Mr. Fuller is also personally involved with the City of Williston Citizens’ Task Force; Community Resource Organization; political candidate forums; the Community Mental Health Organization; Friends of Cornelius Williams Park; Church Events; a food bank that demonstrated raised bed gardening at 30 food distribution sites in multiple counties; and an elementary school program that facilitates teaching youth how to make positive life skill decisions.

Mr. Fuller is proud that his property serves as home to day-camp programs that introduce basic forest ecology, outdoor skills, and archery to youth along with hosting special programs that instruct women and youth on firearm and ATV safety. Mr. Fuller feels strongly that his property shall continue to provide outdoor recreation opportunities, environmental education programs, remain in his family, and be productively managed.

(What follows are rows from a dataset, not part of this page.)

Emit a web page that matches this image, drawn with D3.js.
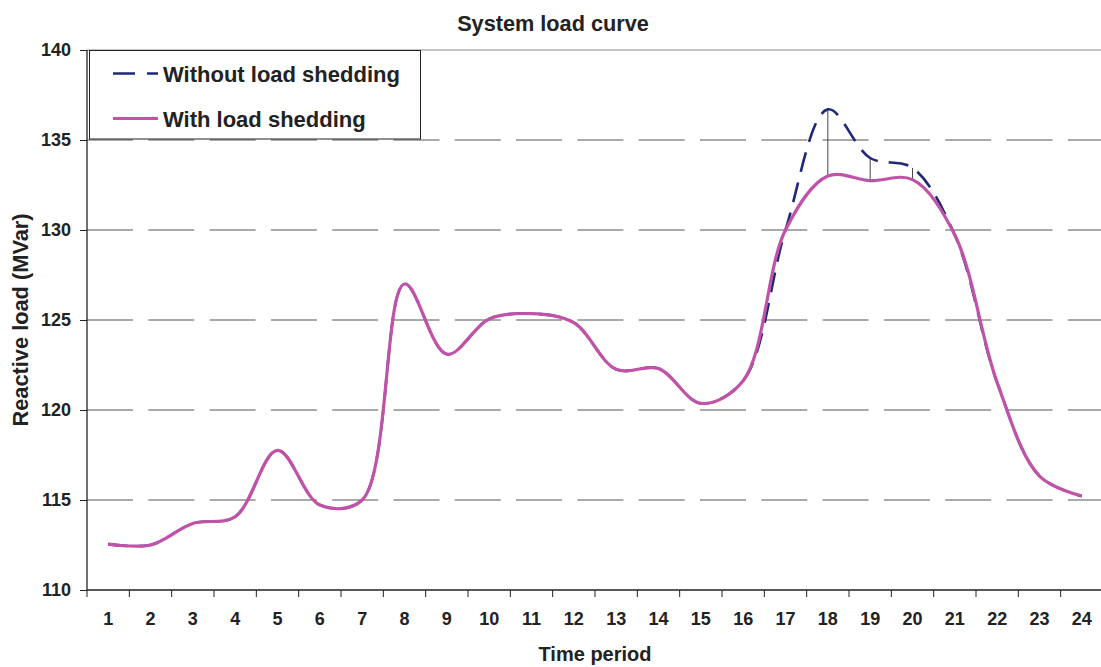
<!DOCTYPE html>
<html>
<head>
<meta charset="utf-8">
<script src="https://cdn.jsdelivr.net/npm/d3@7"></script>
<style>
  html, body { margin: 0; padding: 0; background: #fff; }
  svg { display: block; }
  text { font-family: "Liberation Sans", Arial, sans-serif; font-weight: bold; fill: #222; }
</style>
</head>
<body>
<svg id="chart" width="1101" height="667"></svg>
<script>
const periods = ["1","2","3","4","5","6","7","8","9","10","11","12","13","14","15","16","17","18","19","20","21","22","23","24"];
const withoutShedding = [112.55, 112.5, 113.7, 114.07, 117.76, 114.72, 115.0, 127.0, 123.1, 125.06, 125.35, 124.85, 122.26, 122.3, 120.37, 121.63, 130.0, 136.7, 134.0, 133.45, 129.72, 121.52, 116.33, 115.22];
const withShedding    = [112.55, 112.5, 113.7, 114.07, 117.76, 114.72, 115.0, 127.0, 123.1, 125.06, 125.35, 124.85, 122.26, 122.3, 120.37, 121.63, 130.0, 133.0, 132.74, 132.8, 129.72, 121.52, 116.33, 115.22];
const seriesNames = ["Without load shedding", "With load shedding"];
const yTicks = [110, 115, 120, 125, 130, 135, 140];
const chartTitle = "System load curve";
const xTitle = "Time period";
const yTitle = "Reactive load (MVar)";

(function () {
const svg = d3.select("#chart");
const pL = 87, pR = 1103, pT = 50, pB = 590;

const x = d3.scaleBand().domain(periods).range([pL, pR]).paddingInner(0).paddingOuter(0);
const y = d3.scaleLinear().domain([110, 140]).range([pB, pT]);
const cx = p => x(p) + x.bandwidth() / 2;

// gridlines
svg.append("g").selectAll("line").data(yTicks.filter(v => v > 110 && v < 140)).join("line")
  .attr("x1", pL).attr("x2", 1101)
  .attr("y1", d => y(d)).attr("y2", d => y(d))
  .attr("stroke", "#555").attr("stroke-width", 1)
  .attr("stroke-dasharray", "46,15.3");

// top border
svg.append("line").attr("x1", pL).attr("x2", 1101).attr("y1", y(140)).attr("y2", y(140))
  .attr("stroke", "#888").attr("stroke-width", 1);

// high-low lines
svg.append("g").selectAll("line").data(periods).join("line")
  .attr("x1", d => cx(d)).attr("x2", d => cx(d))
  .attr("y1", (d, i) => y(withoutShedding[i])).attr("y2", (d, i) => y(withShedding[i]))
  .attr("stroke", "#444").attr("stroke-width", 1);

const line = d3.line().x((d, i) => cx(periods[i])).y(d => y(d)).curve(d3.curveCatmullRom.alpha(0.5));

svg.append("path").datum(withoutShedding).attr("d", line)
  .attr("fill", "none").attr("stroke", "#1f2878").attr("stroke-width", 2.6)
  .attr("stroke-dasharray", "20,11");
svg.append("path").datum(withShedding).attr("d", line)
  .attr("fill", "none").attr("stroke", "#c052a8").attr("stroke-width", 3.2);

// axes
const xAxis = d3.axisBottom(x).tickSize(0).tickFormat(d => d);
const gx = svg.append("g").attr("transform", `translate(0,${pB})`).call(xAxis);
gx.select(".domain").remove();
gx.selectAll("text").attr("y", 35).attr("dy", 0).style("font-size", "18px").style("font-family", "Liberation Sans, Arial, sans-serif").style("font-weight", "bold").attr("fill", "#222");
svg.append("g").selectAll("line").data(d3.range(periods.length + 1)).join("line")
  .attr("x1", i => pL + i * x.bandwidth()).attr("x2", i => pL + i * x.bandwidth())
  .attr("y1", pB).attr("y2", pB + 7)
  .attr("stroke", "#222").attr("stroke-width", 1);
svg.append("line").attr("x1", pL).attr("x2", 1101).attr("y1", pB).attr("y2", pB)
  .attr("stroke", "#222").attr("stroke-width", 1.3);

const yAxis = d3.axisLeft(y).tickValues(yTicks).tickSize(7).tickPadding(9).tickFormat(d3.format("d"));
const gy = svg.append("g").attr("transform", `translate(${pL},0)`).call(yAxis);
gy.select(".domain").attr("stroke", "#222").attr("stroke-width", 1.3).attr("d", `M0,${pT}V${pB}`);
gy.selectAll(".tick line").attr("stroke", "#222");
gy.selectAll("text").style("font-size", "18px").style("font-family", "Liberation Sans, Arial, sans-serif").style("font-weight", "bold").attr("fill", "#222");

// titles
svg.append("text").attr("x", 553).attr("y", 31).attr("text-anchor", "middle").style("font-size", "21.7px").text(chartTitle);
svg.append("text").attr("x", (pL + pR) / 2).attr("y", 661).attr("text-anchor", "middle").style("font-size", "20px").text(xTitle);
svg.append("text").attr("transform", `translate(28,${(pT + pB) / 2}) rotate(-90)`).attr("text-anchor", "middle").style("font-size", "21.8px").text(yTitle);

// legend
const lg = svg.append("g");
lg.append("rect").attr("x", 89.5).attr("y", 50.5).attr("width", 331).attr("height", 88.5)
  .attr("fill", "#fff").attr("stroke", "#222").attr("stroke-width", 1);
const legendItems = [
  {name: seriesNames[0], color: "#1f2878", dash: "22,12", w: 2.6, yy: 73.5},
  {name: seriesNames[1], color: "#c052a8", dash: null, w: 3.2, yy: 118.5}
];
legendItems.forEach(it => {
  const l = lg.append("line").attr("x1", 113).attr("x2", 158).attr("y1", it.yy).attr("y2", it.yy)
    .attr("stroke", it.color).attr("stroke-width", it.w);
  if (it.dash) l.attr("stroke-dasharray", it.dash);
  lg.append("text").attr("x", 163).attr("y", it.yy + 8).style("font-size", "22px").text(it.name);
});
})();
</script>
</body>
</html>
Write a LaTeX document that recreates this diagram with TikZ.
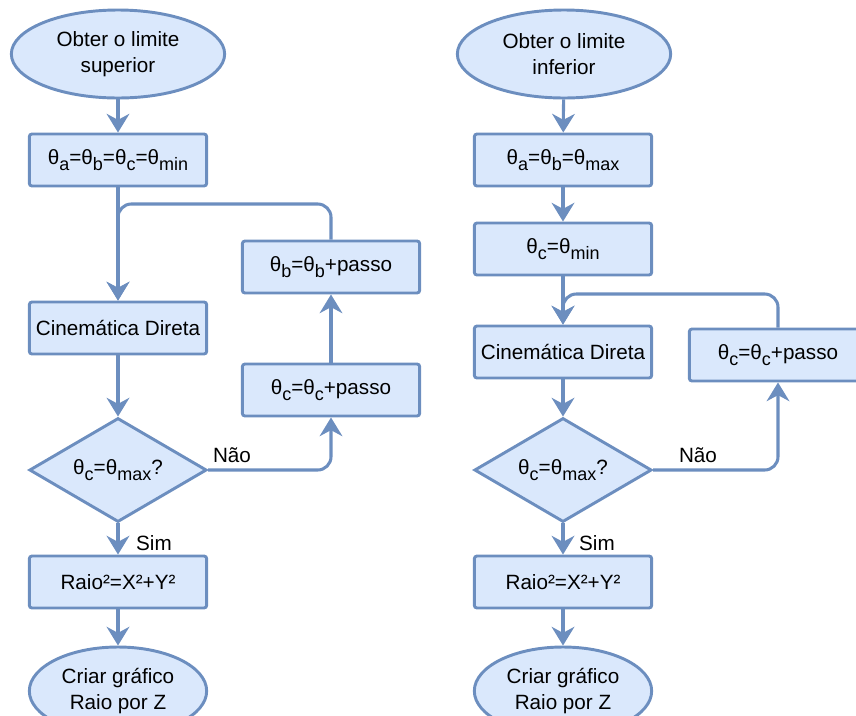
\documentclass[tikz,border=0pt]{standalone}
\usepackage{fontspec}
\setmainfont{Liberation Sans}
\usepackage{tikz}
\usetikzlibrary{arrows.meta,positioning,shapes.geometric}
\definecolor{boxfill}{HTML}{DAE8FC}
\definecolor{boxline}{HTML}{6C8EBF}
\newcommand{\thsub}[1]{θ\raisebox{-4pt}{\fontsize{13.5}{13.5}\selectfont #1}}

\begin{document}
\begin{tikzpicture}[x=0.75pt,y=-0.75pt,every node/.style={font=\fontsize{15.5}{19.5}\selectfont,align=center,text=black},
  box/.style={draw=boxline,fill=boxfill,line width=2.2pt,rounded corners=2pt,minimum width=133pt,minimum height=39pt},
  term/.style={ellipse,draw=boxline,fill=boxfill,line width=2.2pt,minimum width=160pt,minimum height=66pt},
  test/.style={diamond,aspect=1.7,inner sep=0pt,draw=boxline,fill=boxfill,line width=2.2pt,minimum width=133pt,minimum height=78pt},
  flow/.style={-{Stealth[length=14pt,width=17pt,inset=4.5pt]},line width=2.3pt,draw=boxline}]
  \useasboundingbox (0,0) rectangle (856,715);

  % Upper limit
  \node[term] (sup1) at (118,54) {Obter o limite\\superior};
  \node[box] (sup2) at (118,160) {\thsub{a}=\thsub{b}=\thsub{c}=\thsub{min}};
  \node[box] (sup3) at (118,328) {Cinemática Direta};
  \node[test] (sup4) at (118,470) {\thsub{c}=\thsub{max}?};
  \node[box] (sup5) at (118,582) {Raio²=X²+Y²};
  \node[term,minimum width=133pt] (sup6) at (118,691) {Criar gráfico\\Raio por Z};
  \node[box] (sup7) at (331,390) {\thsub{c}=\thsub{c}+passo};
  \node[box] (sup8) at (331,267) {\thsub{b}=\thsub{b}+passo};
  \coordinate (supj) at (118,204);
  \node (supno) at (232,455) {Não};
  \node (supyes) at (154,543) {Sim};
  \draw[flow] (sup1) -- (sup2);
  \draw[flow] (sup2) -- (sup3);
  \draw[flow] (sup3) -- (sup4);
  \draw[flow] (sup4) -- (sup5);
  \draw[flow] (sup5) -- (sup6);
  \draw[flow,rounded corners=10pt] (sup4.east) -| (sup7);
  \draw[flow] (sup7) -- (sup8);
  \draw[flow,rounded corners=10pt] (sup8.north) |- (supj) -- (sup3.north);

  % Lower limit
  \node[term] (inf1) at (564,54) {Obter o limite\\inferior};
  \node[box] (inf2) at (563,160) {\thsub{a}=\thsub{b}=\thsub{max}};
  \node[box] (inf3) at (563,249) {\thsub{c}=\thsub{min}};
  \node[box] (inf4) at (563,352) {Cinemática Direta};
  \node[test] (inf5) at (563,470) {\thsub{c}=\thsub{max}?};
  \node[box] (inf6) at (563,582) {Raio²=X²+Y²};
  \node[term,minimum width=133pt] (inf7) at (563,691) {Criar gráfico\\Raio por Z};
  \node[box] (inf8) at (778,355) {\thsub{c}=\thsub{c}+passo};
  \coordinate (infj) at (563,294);
  \node (infno) at (698,455) {Não};
  \node (infyes) at (597,543) {Sim};
  \draw[flow] (inf1) -- (inf2);
  \draw[flow] (inf2) -- (inf3);
  \draw[flow] (inf3) -- (inf4);
  \draw[flow] (inf4) -- (inf5);
  \draw[flow] (inf5) -- (inf6);
  \draw[flow] (inf6) -- (inf7);
  \draw[flow,rounded corners=10pt] (inf5.east) -| (inf8);
  \draw[flow,rounded corners=10pt] (inf8.north) |- (infj) -- (inf4.north);
\end{tikzpicture}
\end{document}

Across Florida, family forest owners like Mr. Fuller are active in their community and care for the largest portion, more than half, of Florida’s forests. Forest landowner efforts are crucial to the sustainability of our country’s forest resources that provide benefits such as clean water and air, wildlife habitat, carbon storage and a wood supply for the over 5,000 forest products Americans use every day. All from a natural resource that is solar powered, biodegradable, renewable, recyclable, and beautiful.

Jon Gould

Florida’s Outstanding Tree Farmer of the Year Award honors the memory of Mr. Jon Gould, a respected member of Florida’s Tree Farm Program State Committee and a proud Tree Farmer and advocate for forestry for more than 30 years throughout the southeast. Mr. Gould was selected as the Florida Outstanding Tree Farmer of the Year in 2006 and as the Southern Regional Outstanding Tree Farmer of the Year in 2018. Mr. Gould passed in 2019. His legacy lives as an ultimate model of the Tree Farm Program for which the Florida award is now renamed beginning in 2020.